European Stock Markets

National benchmark indexes climbed in every western- European market except Iceland. France’s CAC 40 Index gained 5.5 percent, the U.K.’s FTSE 100 Index rose 2.9 percent and Germany’s DAX Index increased 4.6 percent.

A gauge of bank shares rallied 5.7 percent, its biggest advance in a month, as borrowing costs fell in Spain and Italy before euro-area finance ministers meet in Brussels on Nov. 29 as governments bid to regain the confidence of financial markets.

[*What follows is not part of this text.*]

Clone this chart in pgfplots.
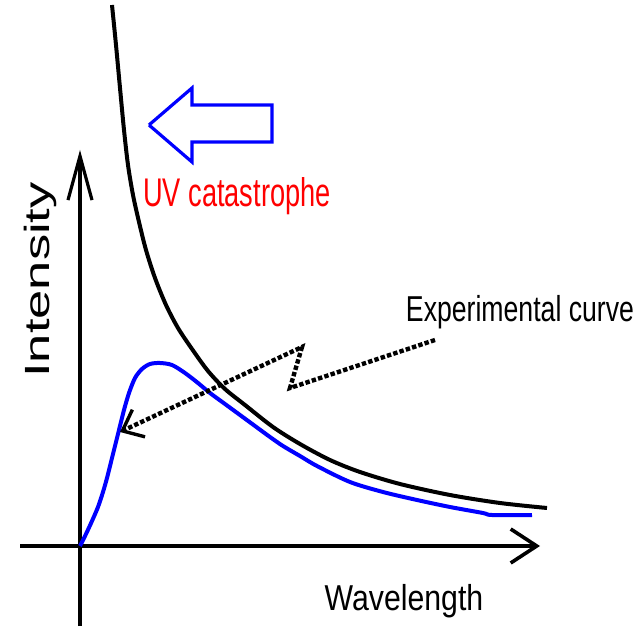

The European Financial Stability Facility may insure the bonds of debt-stricken countries with guarantees of 20 percent to 30 percent of each issue, depending on financial markets, according to EFSF guidelines that finance ministers will discuss this week.

BNP Paribas SA surged 10 percent to 28.52 euros as the Financial Times reported that France’s biggest bank (BNP) may plan to sell a portfolio of more than 50 private-equity fund interests for $700 million.

Commerzbank Shares Jump

Commerzbank AG (CBK) advanced 4.1 percent to 1.31 euros as Financial Times Deutschland reported that Germany’s second- largest lender is planning to repurchase so-called hybrid bonds and pay holders with new shares at it seeks ways to boost capital and reduce risk.

Bank of Ireland Plc surged 6.4 percent to 8.3 euro cents after the Dublin-based lender agreed to a sell a portfolio of loans to Sumitomo Mitsui Banking Corp., raising 470 million euros. The bank said it continues to make “good progress” with the sale of other loan portfolios.

Dexia and KBC, Belgium’s biggest bank (DEXB) and insurer, soared 15 percent to 42.7 euro cents and 14 percent to 8.93 euros respectively, after Belgium sold 2 billion euros of bonds maturing between 2018 and 2041. The 10-year bond yield dropped after the auction, which followed the country’s first credit downgrade in almost 13 years.

It’s the first debt sale since S&P lowered the country’s credit rating one step to AA with a negative outlook on Nov. 25. Coalition talks produced a budget agreement less than 24 hours later.

BHP Billiton Gains

BHP Billiton Ltd. (BHP) rallied 4.4 percent to 1,836.5 pence and Total SA (FP) rose 3.7 percent to 37.01 euros, leading a rally in mining and energy companies, as copper led base metals higher in London and crude oil climbed in New York.

Commodity prices advanced after U.S. retail sales over Thanksgiving weekend increased 16 percent to a record of $52.4 billion. Oil also gained on speculation that sanctions against Syria will threaten Middle East stability.

Rio Tinto Group also rose after the world’s second-largest mining company (RIO) said it expects to increase capital spending 17 percent next year. The company also raised its iron-ore target to meet demand from China. The shares rallied 4.4 percent to 3,164 pence.

Elsewhere, Thomas Cook Group Plc (TCG) soared 21 percent to 21.73 pence after its banks agreed to provide a 200 million-pound ($311 million) loan, giving Europe’s second-largest tour operator time to reorganize its business.

Rolls-Royce, Sarasin

Rolls-Royce Holdings Plc increased 3 percent to 698.5 pence after the company signed a contract with Deutsche Bank AG (DBK) to lower the risk on its 3 billion pounds in pension liabilities.

Bank Sarasin & Cie. AG dropped 18 percent to 28 Swiss francs after Safra Group agreed to buy Rabobank Groep NV’s controlling stake in the Swiss firm for more than 1 billion francs ($1.1 billion) to expand private banking in Europe, the Middle East and Asia. Some investors had expected a higher offer from Julius Baer Group Ltd.